If David Lodge's parlor game were to concentrate, instead, on film, the players wouldn't face humiliation because they hadn't seen The Passion of Joan of Arc, nearly ninety years old and still one of the three or four greatest films ever made. The winner would always be someone like Quentin Tarantino - not because he has seen every film and is proud of this dubious accomplishment, but because he obviously can't distinguish the good ones from the bad.


(1) If you wanted a list to provoke the greatest number of howls of execration, you could not improve on the Rolling Stone's recently published list of The 100 Greatest Songwriters of All Time, which seems to use the premise that songwriting originated in Lubbock, Texas in 1955. Instead of commissioning the Rolling Stone, Apple Music might just as well have commissioned someone who was both illiterate and stone deaf.
(2) George Orwell, "Lear, Tolstoy and the Fool."
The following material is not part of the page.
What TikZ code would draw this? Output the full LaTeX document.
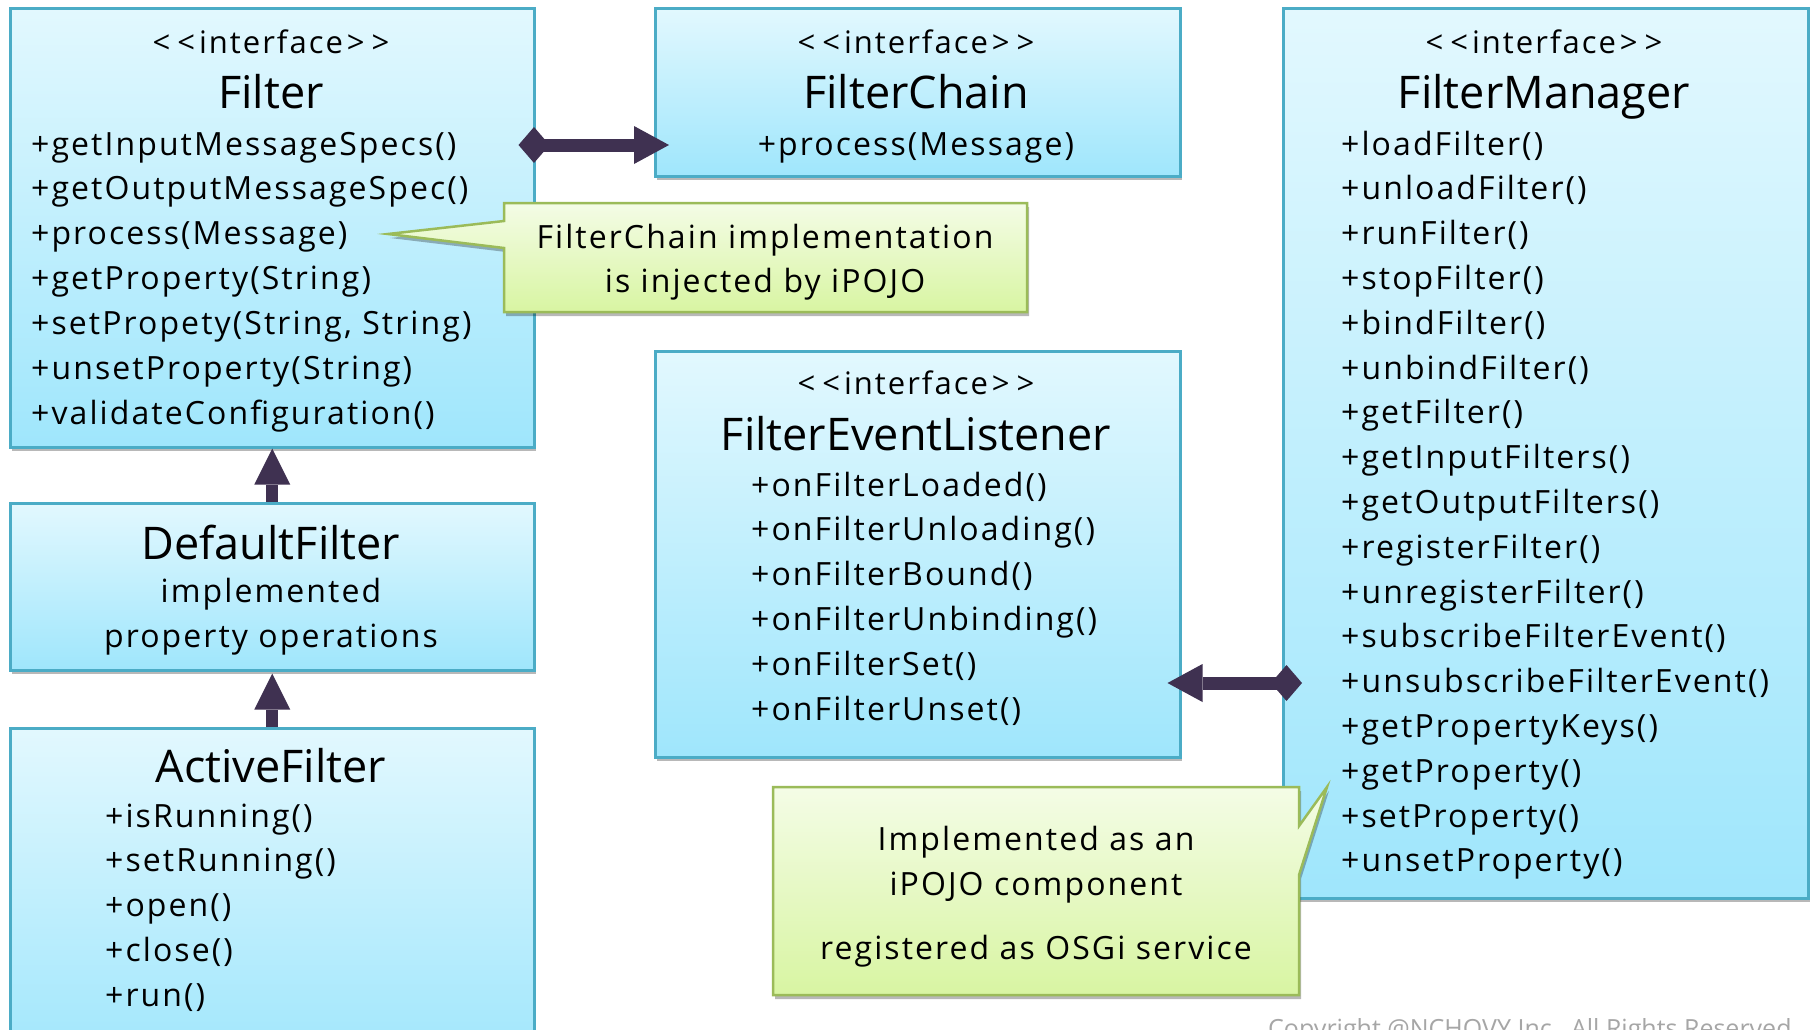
\documentclass[tikz,border=0pt]{standalone}
\usepackage{fontspec}
\setmainfont{Open Sans}
\newfontfamily\spacedfont{Open Sans}[LetterSpace=6.5]
\usetikzlibrary{arrows.meta,shadows,calc}

\definecolor{boxtop}{HTML}{E2F8FE}
\definecolor{boxbot}{HTML}{9FE6FC}
\definecolor{boxline}{HTML}{4BACC6}
\definecolor{notetop}{HTML}{F4FCE6}
\definecolor{notebot}{HTML}{D8F5A2}
\definecolor{noteline}{HTML}{9BBB59}
\definecolor{linkcol}{HTML}{3F3151}
\definecolor{copycol}{HTML}{A6A6A6}

\newcommand{\stereo}{<\kern7pt<\kern4pt interface\kern4pt>\kern7pt>}

\begin{document}
\begin{tikzpicture}[x=1pt,y=-1pt,
  softshadow/.style={drop shadow={shadow xshift=2pt,shadow yshift=-4pt,opacity=0.28,fill=black}},
  umlbox/.style={rectangle,draw=boxline,line width=2.5pt,top color=boxtop,bottom color=boxbot,
    anchor=north west,inner sep=0pt,softshadow},
  notebox/.style={draw=noteline,line width=2.5pt,top color=notetop,bottom color=notebot,
    line join=miter,softshadow},
  stereotype/.style={anchor=base,inner sep=0pt,font=\spacedfont\fontsize{31}{37}\selectfont},
  classname/.style={anchor=base,inner sep=0pt,font=\fontsize{45}{54}\selectfont},
  member/.style={anchor=base west,inner sep=0pt,font=\spacedfont\fontsize{32}{38}\selectfont},
  centered/.style={anchor=base,inner sep=0pt,font=\spacedfont\fontsize{32}{38}\selectfont},
  composition/.style={draw=linkcol,line width=13pt,
    {Diamond[length=31pt,width=36pt,line width=0pt]}-{Triangle[length=35pt,width=38pt,line width=0pt]}},
  inheritance/.style={draw=linkcol,line width=12pt,
    -{Triangle[length=36pt,width=36pt,line width=0pt]}}
]
\path[use as bounding box] (0,0) rectangle (1810,1029);
\clip (0,0) rectangle (1810,1029);
\fill[white] (0,0) rectangle (1810,1029);

% ---- class boxes ----
\node[umlbox,minimum width=524pt,minimum height=439pt] (filter)   at (9,7)    {};
\node[umlbox,minimum width=525pt,minimum height=168pt] (chain)    at (654,7)  {};
\node[umlbox,minimum width=525pt,minimum height=890pt] (manager)  at (1282,7) {};
\node[umlbox,minimum width=525pt,minimum height=406pt] (listener) at (654,350) {};
\node[umlbox,minimum width=524pt,minimum height=167pt] (default)  at (9,502)  {};
\node[umlbox,minimum width=524pt,minimum height=340pt] (active)   at (9,727)  {};

% ---- Filter ----
\node[stereotype] (filterst) at (271,53) {\stereo};
\node[classname] (filtername) at (271,108) {Filter};
\foreach \m [count=\i from 0] in {+getInputMessageSpecs(),+getOutputMessageSpec(),
    +process(Message),+getProperty(String),{+setPropety(String, String)},
    +unsetProperty(String),+validateConfiguration()}
  \node[member] (filterm\i) at (31,155+44.9*\i) {\m};

% ---- FilterChain ----
\node[stereotype] (chainst) at (916,53) {\stereo};
\node[classname] (chainname) at (916,108) {FilterChain};
\node[centered] (chainm0) at (916,155) {+process(Message)};

% ---- FilterManager ----
\node[stereotype] (managerst) at (1544,53) {\stereo};
\node[classname] (managername) at (1544,108) {FilterManager};
\foreach \m [count=\i from 0] in {+loadFilter(),+unloadFilter(),+runFilter(),+stopFilter(),
    +bindFilter(),+unbindFilter(),+getFilter(),+getInputFilters(),+getOutputFilters(),
    +registerFilter(),+unregisterFilter(),+subscribeFilterEvent(),+unsubscribeFilterEvent(),
    +getPropertyKeys(),+getProperty(),+setProperty(),+unsetProperty()}
  \node[member] (managerm\i) at (1341,155+44.8*\i) {\m};

% ---- FilterEventListener ----
\node[stereotype] (listenerst) at (916,394) {\stereo};
\node[classname] (listenername) at (916,450) {FilterEventListener};
\foreach \m [count=\i from 0] in {+onFilterLoaded(),+onFilterUnloading(),+onFilterBound(),
    +onFilterUnbinding(),+onFilterSet(),+onFilterUnset()}
  \node[member] (listenerm\i) at (751,496+44.8*\i) {\m};

% ---- DefaultFilter ----
\node[classname] (defaultname) at (271,559) {DefaultFilter};
\node[centered] (defaultl0) at (271,602) {implemented};
\node[centered] (defaultl1) at (271,647) {property operations};

% ---- ActiveFilter ----
\node[classname] (activename) at (271,782) {ActiveFilter};
\foreach \m [count=\i from 0] in {+isRunning(),+setRunning(),+open(),+close(),+run()}
  \node[member] (activem\i) at (105,827+44.9*\i) {\m};

% ---- relations ----
\draw[inheritance] (default.north) -- (filter.south);
\draw[inheritance] (active.north) -- ([yshift=-2pt]default.south);
\draw[composition] ($(filter.north east)+(-17,138)$) -- ($(chain.north west)+(15,138)$);
\draw[composition] ($(manager.north west)+(20,676)$) -- ($(listener.north east)+(-14,333)$);

% ---- notes ----
\coordinate (tipA) at (388,234);
\path[notebox] (504,203) -- (1027,203) -- (1027,312) -- (504,312) -- (504,248)
  -- (tipA) -- (504,221) -- cycle;
\node[centered] (noteA0) at (765,248) {FilterChain implementation};
\node[centered] (noteA1) at (765,292) {is injected by iPOJO};

\coordinate (tipB) at (1327,787);
\path[notebox] (773,787) -- (1299,787) -- (1299,826) -- (tipB) -- (1299,875)
  -- (1299,995) -- (773,995) -- cycle;
\node[centered] (noteB0) at (1036,850) {Implemented as an};
\node[centered] (noteB1) at (1036,895) {iPOJO component};
\node[centered] (noteB2) at (1036,959) {registered as OSGi service};

% ---- footer ----
\node[anchor=base west,inner sep=0pt,text=copycol,font=\fontsize{25}{30}\selectfont]
  (copyright) at (1268,1037) {Copyright @NCHOVY Inc., All Rights Reserved};
\end{tikzpicture}
\end{document}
(3) In a stab at fairness, The Guardian asked its online readers to submit titles that they thought belonged on the list. They published fifteen titles, seven of which were written by what one reader called Straight White Men (some of whom are dead, and who once would have fit the horrible term DWEM from the 90s, or Dead White European Men. Now the word Straight has replaced European as a mark of contemptible distinction). The rest of the novels on the list were written by three straight white women, one African male, two Anglo-Indians (one male, one female), and two African-American women, one straight, the other lesbian.
(4) Despite the fact that the title of Walker Percy's novel is The Moviegoer, which has a far different meaning than if it were called The Filmgoer, which was, of course, Percy's intention.